For this part of the lab, you will write two short Java programs that use regular expressions. Pattern and Matcher are in the package java.util.regex, so you will need the following at the beginning of each program:
import java.util.regex.*;
Be sure to include your name (and your partner's, if you are working with a partner) in a comment at the beginning of each program.

Program 1: Using regular expressions in Java.

The first program is mostly to make sure that you can use Pattern and Matcher — read through the section above, and look at the example at the top of the Pattern documentation.

Name your program PatternMatcher. It should ask the user to type in a regular expression, read a line of input from the user, and pass it to the Pattern.compile method to create an object of type Pattern.

Then ask the user to type in additional lines of text to be matched against the pattern. For each line of text that is input, create a Matcher for the text, using the matcher() method in the Pattern object.

Call the matcher's matcher.find() method to test whether the string contains a substring that matches the regular expression. This returns a boolean value to tell you whether a matching substring was found. Tell the user the result. If the regular expression included parentheses, then matcher.groupCount() is the number of left parentheses, and matcher.group(n) is the substring that matched group n for n between 1 and matcher.groupCount(). Also, matcher.group(0) is in any case the entire matching substring. You should print out the substring for each group.

You can end the program when the user inputs an empty string.

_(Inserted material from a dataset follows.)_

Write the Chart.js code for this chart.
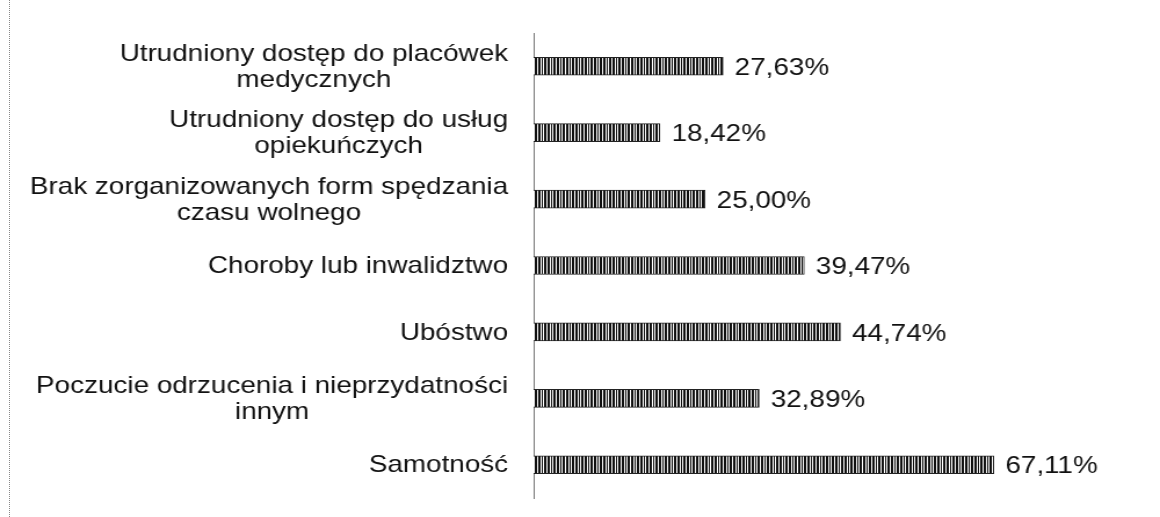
<!DOCTYPE html>
<html><head><meta charset="utf-8">
<script src="https://cdn.jsdelivr.net/npm/chart.js@4.4.1/dist/chart.umd.min.js"></script>
<style>
html,body{margin:0;padding:0;background:#fff;}
#wrap{position:relative;width:1160px;height:517px;overflow:hidden;background:#fff;}
#edge{position:absolute;left:9px;top:0;height:517px;border-left:1px dotted #888;}
canvas{display:block;}
</style></head><body>
<div id="wrap"><div id="edge"></div>
<canvas id="c" width="1000" height="517" style="width:1160px;height:517px"></canvas></div>
<script>
// ---- data ----
const categories = [
  ["Utrudniony dostęp do placówek", "medycznych"],
  ["Utrudniony dostęp do usług", "opiekuńczych"],
  ["Brak zorganizowanych form spędzania", "czasu wolnego"],
  ["Choroby lub inwalidztwo"],
  ["Ubóstwo"],
  ["Poczucie odrzucenia i nieprzydatności", "innym"],
  ["Samotność"]
];
const values = [27.63, 18.42, 25.00, 39.47, 44.74, 32.89, 67.11];

// ---- style ----
const FONT = '24px "Liberation Sans", Arial, sans-serif';
const TEXT = '#111';
const LINE_H = 26;
const LABEL_GAP = 22;

function fmt(v){ return v.toFixed(2).replace('.', ',') + '%'; }

function makePattern(){
  const p = document.createElement('canvas');
  p.width = 8; p.height = 4;
  const g = p.getContext('2d');
  g.fillStyle = '#fff'; g.fillRect(0,0,8,4);
  g.fillStyle = '#111';
  [0,1,3,5,6].forEach(x => g.fillRect(x,0,1,4));
  return document.getElementById('c').getContext('2d').createPattern(p,'repeat');
}

const textPlugin = {
  id: 'textPlugin',
  afterDraw(chart){
    const ctx = chart.ctx;
    const ys = chart.scales.y;
    const meta = chart.getDatasetMeta(0);
    ctx.save();
    ctx.font = FONT;
    ctx.fillStyle = TEXT;
    ctx.textBaseline = 'middle';
    categories.forEach((lines, i) => {
      const w = Math.max(...lines.map(l => ctx.measureText(l).width));
      const cx = chart.chartArea.left - LABEL_GAP - w / 2;
      const cy = ys.getPixelForValue(i);
      ctx.textAlign = 'center';
      lines.forEach((l, k) => {
        ctx.fillText(l, cx, cy + (k - (lines.length - 1) / 2) * LINE_H + 1);
      });
    });
    ctx.textAlign = 'left';
    meta.data.forEach((bar, i) => {
      ctx.fillText(fmt(values[i]), bar.x + 10, bar.y + 2);
    });
    ctx.restore();
  }
};

new Chart(document.getElementById('c'), {
  type: 'bar',
  data: {
    labels: categories,
    datasets: [{
      data: values,
      backgroundColor: makePattern(),
      borderColor: '#222',
      borderWidth: 1,
      barThickness: 18
    }]
  },
  options: {
    indexAxis: 'y',
    responsive: false,
    animation: false,
    devicePixelRatio: 1,
    layout: { padding: { left: 0, right: 8, top: 33, bottom: 19 } },
    plugins: { legend: { display: false }, tooltip: { enabled: false } },
    scales: {
      x: { display: false, min: 0, max: 90 },
      y: {
        grid: { display: false },
        ticks: { display: false },
        border: { display: true, color: '#777', width: 1, dash: [3, 1] },
        afterFit(scale){ scale.width = 460; }
      }
    }
  },
  plugins: [textPlugin]
});
</script>
</body></html>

Here is an example of a session with a sample program:

   input a regular expression: ([a-zA-Z]*), ([a-zA-Z]*)
   
   input a string: Doe, John
   that string matches
         Group 0 matched: Doe, John
         Group 1 matched: Doe
         Group 2 matched: John

   input a string: Doe,John
   that string does not match

   input a string: Bond, 007
   that string matches
         Group 0 matched: Bond, 
         Group 1 matched: Bond
         Group 2 matched: 
   
   input a string: Fortunately, the reactor did not explode
   that string matches
         Group 0 matched: Fortunately, the
         Group 1 matched: Fortunately
         Group 2 matched: the

   input a string:

Your program's output does not need to match the example exactly, but it should contain the elements described above — tell the user whether or not a matching substring was found and print out the matching substring for each group.

Program 2: Extract information from a web page.

For the second program, you will use Pattern and Matcher in a more practical way. The program will find links on a web page. The program GetPage.java reads lines from a web page and prints them out. Save a copy of the program and modify it so that instead of printing out the lines from the file, it prints out the web addresses from any links that appear on the page. You will use regular expressions to find the links and extract the addresses. (In addition to the link above, there is a copy of GetPage.java in /classes/cs229/regex.)

A web page is usually an HTML file, that is, a text file that contains the content of the page as well as special "mark-up" code. In the file, a link can look, for example, like one of these strings:

<a href="http://google.com">
<A target="mainframe" href='data321.html'>
<a id='link23' HREF = "file23.html" target="_TOP">
<a href="images/myhouse.png">

The link must start with <a and must contain href=. (These are case-insensitive.) There can be spaces around the =, but not after the <. The web site is in single or double quotes after href=. For the examples above, the web addresses that your program would extract are

http://google.com
data321.html
file23.html
images/myhouse.png

Your program should use a Pattern that will match such links and will extract the web site name. Use a Matcher for each line of input, to test whether it contains a link to a web site and, if so, to extract the web site. Print out all the web sites that are found, one to a line.

Note that to make a case-insensitive Pattern, you can use

pattern = Pattern.compile(regex, Pattern.CASE_INSENSITIVE);

The basic operation for this assignment — extract a list of web sites that a web page links to — is an important one, used, for example, by Google for building its index of the Web.